Q4 2025 earnings summary

20 Dec, 2025

Executive summary

  • Achieved enterprise net sales growth of 2% to $10.2B in FY25, with substantial comparable operating margin and double-digit comparable EPS growth, despite softer consumer demand due to non-structural socioeconomic factors.

  • Attained #1 growth leader status among large CPG companies, driven by high-end beer and premium wine/spirits portfolio.

  • Completed significant portfolio reshaping, including SVEDKA and 2025 Wine Divestitures, and restructuring actions expected to generate over $200M in annualized cost savings by FY28.

  • Returned nearly $1.9B to shareholders in FY25, including $1.1B in share repurchases and $732M in dividends.

  • Maintained disciplined capital allocation and strong brand health, with significant share gains and continued consumer loyalty, especially among Hispanic consumers.

Financial highlights

  • FY25 net sales rose 2% to $10.2B; comparable operating income grew 7% to $3.5B; comparable EPS increased 11% to $13.78.

  • Beer segment net sales up 5% to $8.54B; operating income up 10% to $3.39B; operating margin increased 180 bps to 39.7%.

  • Wine & Spirits net sales declined 7% to $1.67B; operating income down 18% to $325M, reflecting divestitures.

  • FY25 reported net loss attributable to CBI of $81M due to non-cash impairments and divestiture impacts; reported EPS $(0.45) due to $3.3B non-cash impairment.

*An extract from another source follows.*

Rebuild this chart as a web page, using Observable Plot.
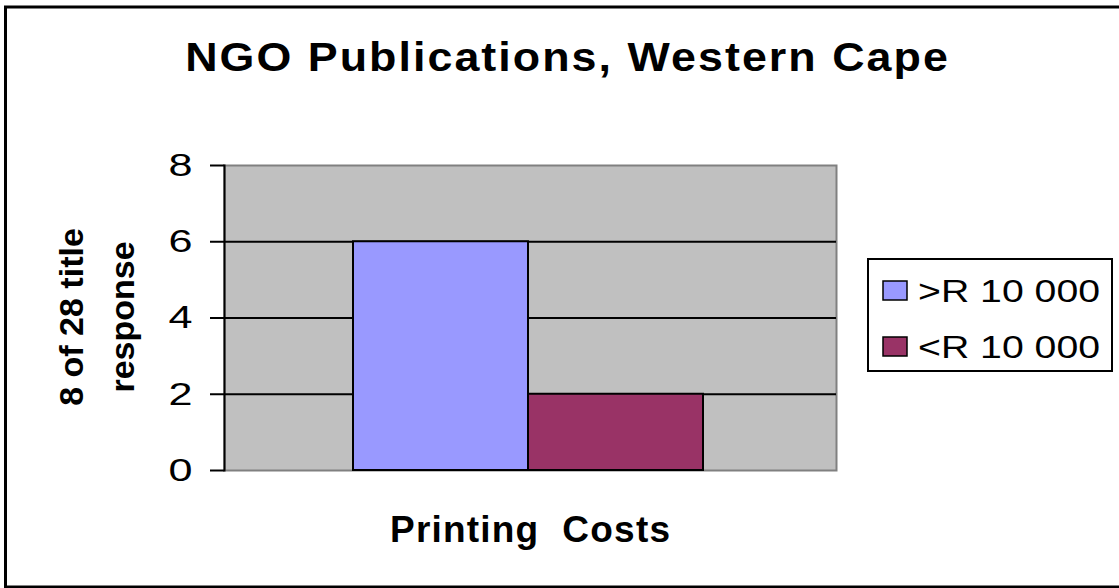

  • Operating cash flow $3.2B (up 13%); free cash flow $1.94B (up 28%).

Outlook and guidance

  • FY26–FY28: Enterprise net sales expected to grow at low single-digit CAGR; operating margin ~34–35%.

  • Beer net sales growth guidance: 0–3% for FY26, 2–4% for FY27–FY28; operating margins expected at 39–40% for FY27–FY28.

  • Wine & Spirits segment to deliver up to 3% net sales growth and 22–24% operating margins post-divestiture.

  • Cumulative operating cash flow of ~$9B and free cash flow of $6–7B expected from FY26–FY28.

  • Guidance incorporates U.S. and Canadian tariffs, with no material macroeconomic improvement expected; some marginal improvement possible in 2026.